+++ Input records +++

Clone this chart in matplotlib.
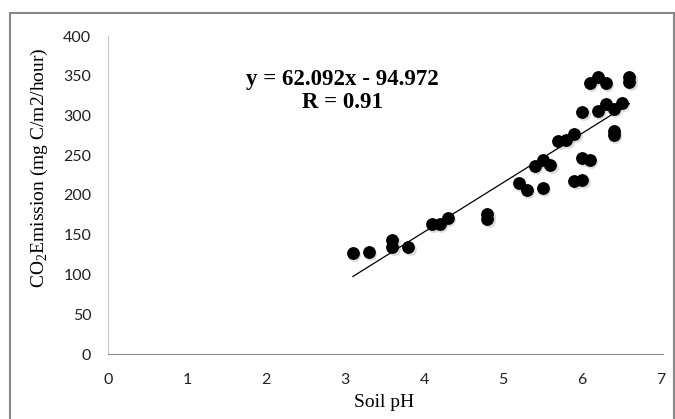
import matplotlib.pyplot as plt
import numpy as np
from matplotlib.patches import Rectangle

# Soil pH vs CO2 emission
soil_ph = [3.1, 3.3, 3.6, 3.6, 3.8, 4.1, 4.2, 4.3, 4.8, 4.8,
           5.2, 5.3, 5.4, 5.5, 5.5, 5.6, 5.7, 5.8, 5.9, 5.9,
           6.0, 6.0, 6.0, 6.1, 6.1, 6.2, 6.2, 6.3, 6.3, 6.4,
           6.4, 6.4, 6.5, 6.6, 6.6]
co2_emission = [127, 128, 144, 135, 134, 163, 163, 171, 170, 176,
                215, 206, 236, 244, 209, 238, 268, 269, 277, 218,
                304, 246, 219, 244, 341, 348, 306, 341, 314, 308,
                275, 280, 316, 348, 342]

slope = 62.092
intercept = -94.972

x_ticks = [0, 1, 2, 3, 4, 5, 6, 7]
y_ticks = [0, 50, 100, 150, 200, 250, 300, 350, 400]

plt.rcParams["mathtext.fontset"] = "custom"
plt.rcParams["mathtext.rm"] = "Liberation Serif"

fig = plt.figure(figsize=(6.75, 4.19), dpi=100)
ax = fig.add_axes([108 / 675, 1 - 354 / 419, (661 - 108) / 675, (354 - 36) / 419])

# soft shadow under the markers, like the spreadsheet style
ax.scatter(np.array(soil_ph) + 0.02, np.array(co2_emission) - 2.5, s=85,
           color="#999999", alpha=0.35, linewidths=0, zorder=2)
ax.scatter(soil_ph, co2_emission, s=85, color="black", linewidths=0, zorder=3)

fit_x = np.array([min(soil_ph), max(soil_ph)])
ax.plot(fit_x, slope * fit_x + intercept, color="black", linewidth=0.9, zorder=4)

ax.set_xlim(0, 7)
ax.set_ylim(0, 400)
ax.set_xticks(x_ticks)
ax.set_yticks(y_ticks)
ax.tick_params(length=0, labelsize=11.5, colors="#222222", pad=14)
ax.tick_params(axis="y", pad=12)
for label in ax.get_xticklabels() + ax.get_yticklabels():
    label.set_fontfamily("Lato")

for side in ["top", "right"]:
    ax.spines[side].set_visible(False)
ax.spines["left"].set_color("#c8c8c8")
ax.spines["bottom"].set_color("#8c8c8c")
ax.spines["bottom"].set_bounds(0, 7.03)

ax.set_xlabel("Soil pH", fontfamily="Liberation Serif", fontsize=14)
ax.set_ylabel("CO$_2$Emission (mg C/m2/hour)", fontfamily="Liberation Serif",
              fontsize=14)
ax.xaxis.set_label_coords(0.5, -0.125)
ax.yaxis.set_label_coords(-0.105, 0.585)

ax.text(2.97, 331, f"y = {slope}x - {abs(intercept)}\nR = 0.91",
        ha="center", va="center", fontfamily="Liberation Serif",
        fontweight="bold", fontsize=16.5, linespacing=1.15)

fig.patches.append(Rectangle((10 / 675, -0.05), 664 / 675, 1 - 13 / 419 + 0.05,
                             transform=fig.transFigure, fill=False,
                             edgecolor="#888888", linewidth=1.5))

fig.savefig("out.png", dpi=100)
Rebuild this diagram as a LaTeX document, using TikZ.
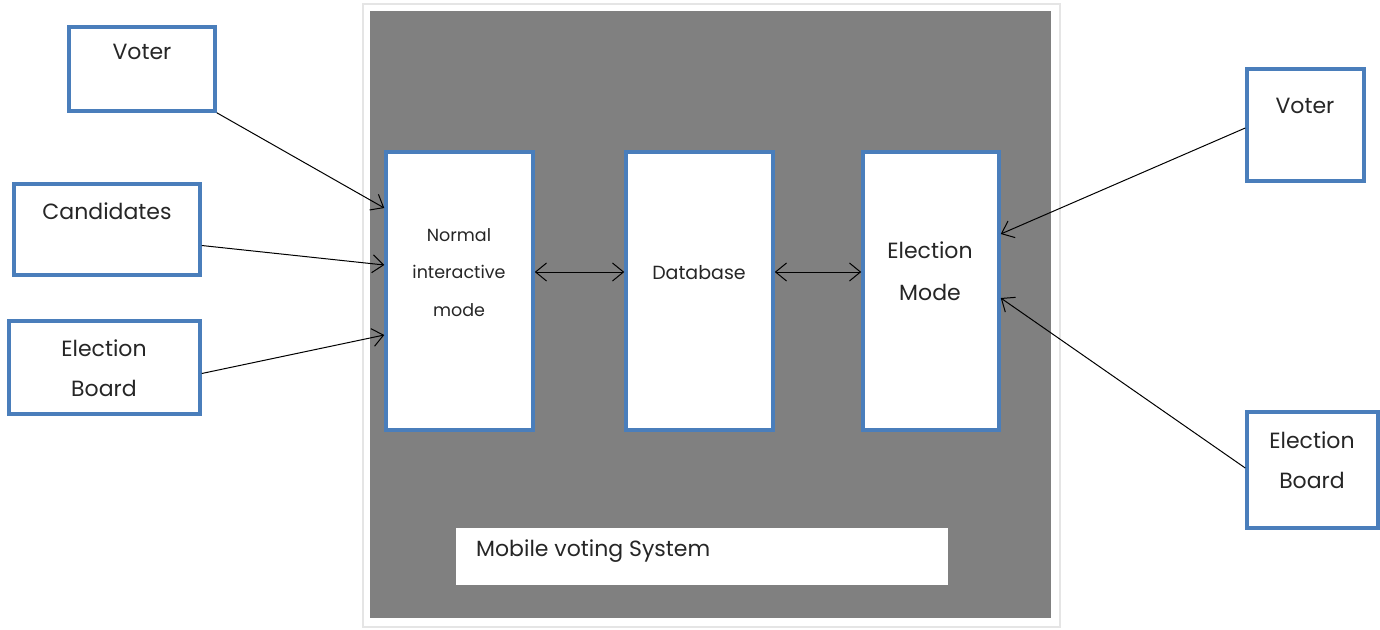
\documentclass[tikz,border=0pt]{standalone}
\usepackage{fontspec}
\setmainfont{Poppins}
\usetikzlibrary{arrows.meta}
\definecolor{boxblue}{HTML}{4A7EBB}
\definecolor{panelgray}{HTML}{808080}
\definecolor{txtcol}{HTML}{262626}
\begin{document}
\begin{tikzpicture}[x=1pt,y=-1pt,
  box/.style={draw=boxblue, line width=3.5pt, fill=white, rectangle, inner sep=0pt},
  txt/.style={text=txtcol, font=\fontsize{22}{26}\selectfont, align=center, inner sep=0pt},
  conn/.style={draw=black, line width=1pt},
  tip/.style={-{Straight Barb[length=11pt,width=18pt,line width=1pt]}},
  dtip/.style={{Straight Barb[length=11pt,width=18pt,line width=1pt]}-{Straight Barb[length=11pt,width=18pt,line width=1pt]}}]
\useasboundingbox (0,0) rectangle (1380,629);
\fill[white] (0,0) rectangle (1380,629);
% panel
\node[draw=black!10, line width=2pt, fill=white, minimum width=697pt, minimum height=623pt, inner sep=0pt] (frame) at (711,315) {};
\node[fill=panelgray, minimum width=681pt, minimum height=607pt, inner sep=0pt] (panel) at (710.5,314.5) {};
% inner boxes
\node[box, minimum width=147pt, minimum height=278pt] (nim) at (459.5,291) {};
\node[box, minimum width=147pt, minimum height=278pt] (db) at (699.5,291) {};
\node[box, minimum width=136pt, minimum height=278pt] (em) at (931,291) {};
\node[fill=white, minimum width=492pt, minimum height=57pt, inner sep=0pt] (mvs) at (702,556.5) {};
% outer boxes
\node[box, minimum width=146pt, minimum height=84pt] (lv) at (142,69) {};
\node[box, minimum width=186pt, minimum height=91pt] (lc) at (107,229.5) {};
\node[box, minimum width=191pt, minimum height=93pt] (lb) at (104.5,367.5) {};
\node[box, minimum width=117pt, minimum height=112pt] (rv) at (1305.5,125) {};
\node[box, minimum width=131pt, minimum height=116pt] (rb) at (1312.5,470) {};
% texts
\node[txt] (tlv) at (142,52) {Voter};
\node[txt] (tlc) at (107,211) {Candidates};
\node[txt] (tlb1) at (104,348) {Election};
\node[txt] (tlb2) at (104,388) {Board};
\node[txt, font=\fontsize{17.5}{21}\selectfont] (tn1) at (459,235) {Normal};
\node[txt, font=\fontsize{17.5}{21}\selectfont] (tn2) at (459,272) {interactive};
\node[txt, font=\fontsize{17.5}{21}\selectfont] (tn3) at (459,310) {mode};
\node[txt, font=\fontsize{19}{23}\selectfont] (tdb) at (699,273) {Database};
\node[txt, font=\fontsize{22}{26}\selectfont] (te1) at (930,250) {Election};
\node[txt, font=\fontsize{22}{26}\selectfont] (te2) at (930,292) {Mode};
\node[txt] (trv) at (1305,106) {Voter};
\node[txt] (trb1) at (1312,440) {Election};
\node[txt] (trb2) at (1312,480) {Board};
\node[txt, anchor=west] (tmvs) at (476,551) {Mobile voting System};
% connectors
\draw[conn, tip] (lv.south east) -- ([yshift=83pt]nim.west);
\draw[conn, tip] ([yshift=-16pt]lc.east) -- ([yshift=26pt]nim.west);
\draw[conn, tip] ([yshift=-6pt]lb.east) -- ([yshift=-44pt]nim.west);
\draw[conn, dtip] ([yshift=19pt]nim.east) -- ([yshift=19pt]db.west);
\draw[conn, dtip] ([yshift=19pt]db.east) -- ([yshift=19pt]em.west);
\draw[conn, tip] ([yshift=-3pt]rv.west) -- ([yshift=57pt]em.east);
\draw[conn, tip] ([yshift=2pt]rb.west) -- ([yshift=-7pt]em.east);
\end{tikzpicture}
\end{document}
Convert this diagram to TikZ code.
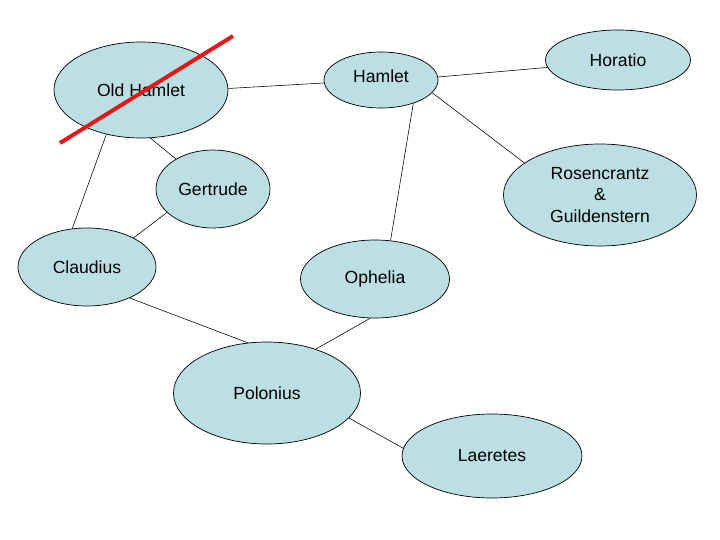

+++

* Written problem *
Copy out each record shown above without alteration, skipping any picture.

* Response to the exercise *
Clone this chart in matplotlib.
import matplotlib.pyplot as plt
import numpy as np
from matplotlib.patches import Rectangle

# Soil pH vs CO2 emission
soil_ph = [3.1, 3.3, 3.6, 3.6, 3.8, 4.1, 4.2, 4.3, 4.8, 4.8,
           5.2, 5.3, 5.4, 5.5, 5.5, 5.6, 5.7, 5.8, 5.9, 5.9,
           6.0, 6.0, 6.0, 6.1, 6.1, 6.2, 6.2, 6.3, 6.3, 6.4,
           6.4, 6.4, 6.5, 6.6, 6.6]
co2_emission = [127, 128, 144, 135, 134, 163, 163, 171, 170, 176,
                215, 206, 236, 244, 209, 238, 268, 269, 277, 218,
                304, 246, 219, 244, 341, 348, 306, 341, 314, 308,
                275, 280, 316, 348, 342]

slope = 62.092
intercept = -94.972

x_ticks = [0, 1, 2, 3, 4, 5, 6, 7]
y_ticks = [0, 50, 100, 150, 200, 250, 300, 350, 400]

plt.rcParams["mathtext.fontset"] = "custom"
plt.rcParams["mathtext.rm"] = "Liberation Serif"

fig = plt.figure(figsize=(6.75, 4.19), dpi=100)
ax = fig.add_axes([108 / 675, 1 - 354 / 419, (661 - 108) / 675, (354 - 36) / 419])

# soft shadow under the markers, like the spreadsheet style
ax.scatter(np.array(soil_ph) + 0.02, np.array(co2_emission) - 2.5, s=85,
           color="#999999", alpha=0.35, linewidths=0, zorder=2)
ax.scatter(soil_ph, co2_emission, s=85, color="black", linewidths=0, zorder=3)

fit_x = np.array([min(soil_ph), max(soil_ph)])
ax.plot(fit_x, slope * fit_x + intercept, color="black", linewidth=0.9, zorder=4)

ax.set_xlim(0, 7)
ax.set_ylim(0, 400)
ax.set_xticks(x_ticks)
ax.set_yticks(y_ticks)
ax.tick_params(length=0, labelsize=11.5, colors="#222222", pad=14)
ax.tick_params(axis="y", pad=12)
for label in ax.get_xticklabels() + ax.get_yticklabels():
    label.set_fontfamily("Lato")

for side in ["top", "right"]:
    ax.spines[side].set_visible(False)
ax.spines["left"].set_color("#c8c8c8")
ax.spines["bottom"].set_color("#8c8c8c")
ax.spines["bottom"].set_bounds(0, 7.03)

ax.set_xlabel("Soil pH", fontfamily="Liberation Serif", fontsize=14)
ax.set_ylabel("CO$_2$Emission (mg C/m2/hour)", fontfamily="Liberation Serif",
              fontsize=14)
ax.xaxis.set_label_coords(0.5, -0.125)
ax.yaxis.set_label_coords(-0.105, 0.585)

ax.text(2.97, 331, f"y = {slope}x - {abs(intercept)}\nR = 0.91",
        ha="center", va="center", fontfamily="Liberation Serif",
        fontweight="bold", fontsize=16.5, linespacing=1.15)

fig.patches.append(Rectangle((10 / 675, -0.05), 664 / 675, 1 - 13 / 419 + 0.05,
                             transform=fig.transFigure, fill=False,
                             edgecolor="#888888", linewidth=1.5))

fig.savefig("out.png", dpi=100)
Rebuild this diagram as a LaTeX document, using TikZ.
\documentclass[tikz,border=0pt]{standalone}
\usepackage{fontspec}
\setmainfont{Poppins}
\usetikzlibrary{arrows.meta}
\definecolor{boxblue}{HTML}{4A7EBB}
\definecolor{panelgray}{HTML}{808080}
\definecolor{txtcol}{HTML}{262626}
\begin{document}
\begin{tikzpicture}[x=1pt,y=-1pt,
  box/.style={draw=boxblue, line width=3.5pt, fill=white, rectangle, inner sep=0pt},
  txt/.style={text=txtcol, font=\fontsize{22}{26}\selectfont, align=center, inner sep=0pt},
  conn/.style={draw=black, line width=1pt},
  tip/.style={-{Straight Barb[length=11pt,width=18pt,line width=1pt]}},
  dtip/.style={{Straight Barb[length=11pt,width=18pt,line width=1pt]}-{Straight Barb[length=11pt,width=18pt,line width=1pt]}}]
\useasboundingbox (0,0) rectangle (1380,629);
\fill[white] (0,0) rectangle (1380,629);
% panel
\node[draw=black!10, line width=2pt, fill=white, minimum width=697pt, minimum height=623pt, inner sep=0pt] (frame) at (711,315) {};
\node[fill=panelgray, minimum width=681pt, minimum height=607pt, inner sep=0pt] (panel) at (710.5,314.5) {};
% inner boxes
\node[box, minimum width=147pt, minimum height=278pt] (nim) at (459.5,291) {};
\node[box, minimum width=147pt, minimum height=278pt] (db) at (699.5,291) {};
\node[box, minimum width=136pt, minimum height=278pt] (em) at (931,291) {};
\node[fill=white, minimum width=492pt, minimum height=57pt, inner sep=0pt] (mvs) at (702,556.5) {};
% outer boxes
\node[box, minimum width=146pt, minimum height=84pt] (lv) at (142,69) {};
\node[box, minimum width=186pt, minimum height=91pt] (lc) at (107,229.5) {};
\node[box, minimum width=191pt, minimum height=93pt] (lb) at (104.5,367.5) {};
\node[box, minimum width=117pt, minimum height=112pt] (rv) at (1305.5,125) {};
\node[box, minimum width=131pt, minimum height=116pt] (rb) at (1312.5,470) {};
% texts
\node[txt] (tlv) at (142,52) {Voter};
\node[txt] (tlc) at (107,211) {Candidates};
\node[txt] (tlb1) at (104,348) {Election};
\node[txt] (tlb2) at (104,388) {Board};
\node[txt, font=\fontsize{17.5}{21}\selectfont] (tn1) at (459,235) {Normal};
\node[txt, font=\fontsize{17.5}{21}\selectfont] (tn2) at (459,272) {interactive};
\node[txt, font=\fontsize{17.5}{21}\selectfont] (tn3) at (459,310) {mode};
\node[txt, font=\fontsize{19}{23}\selectfont] (tdb) at (699,273) {Database};
\node[txt, font=\fontsize{22}{26}\selectfont] (te1) at (930,250) {Election};
\node[txt, font=\fontsize{22}{26}\selectfont] (te2) at (930,292) {Mode};
\node[txt] (trv) at (1305,106) {Voter};
\node[txt] (trb1) at (1312,440) {Election};
\node[txt] (trb2) at (1312,480) {Board};
\node[txt, anchor=west] (tmvs) at (476,551) {Mobile voting System};
% connectors
\draw[conn, tip] (lv.south east) -- ([yshift=83pt]nim.west);
\draw[conn, tip] ([yshift=-16pt]lc.east) -- ([yshift=26pt]nim.west);
\draw[conn, tip] ([yshift=-6pt]lb.east) -- ([yshift=-44pt]nim.west);
\draw[conn, dtip] ([yshift=19pt]nim.east) -- ([yshift=19pt]db.west);
\draw[conn, dtip] ([yshift=19pt]db.east) -- ([yshift=19pt]em.west);
\draw[conn, tip] ([yshift=-3pt]rv.west) -- ([yshift=57pt]em.east);
\draw[conn, tip] ([yshift=2pt]rb.west) -- ([yshift=-7pt]em.east);
\end{tikzpicture}
\end{document}
Convert this diagram to TikZ code.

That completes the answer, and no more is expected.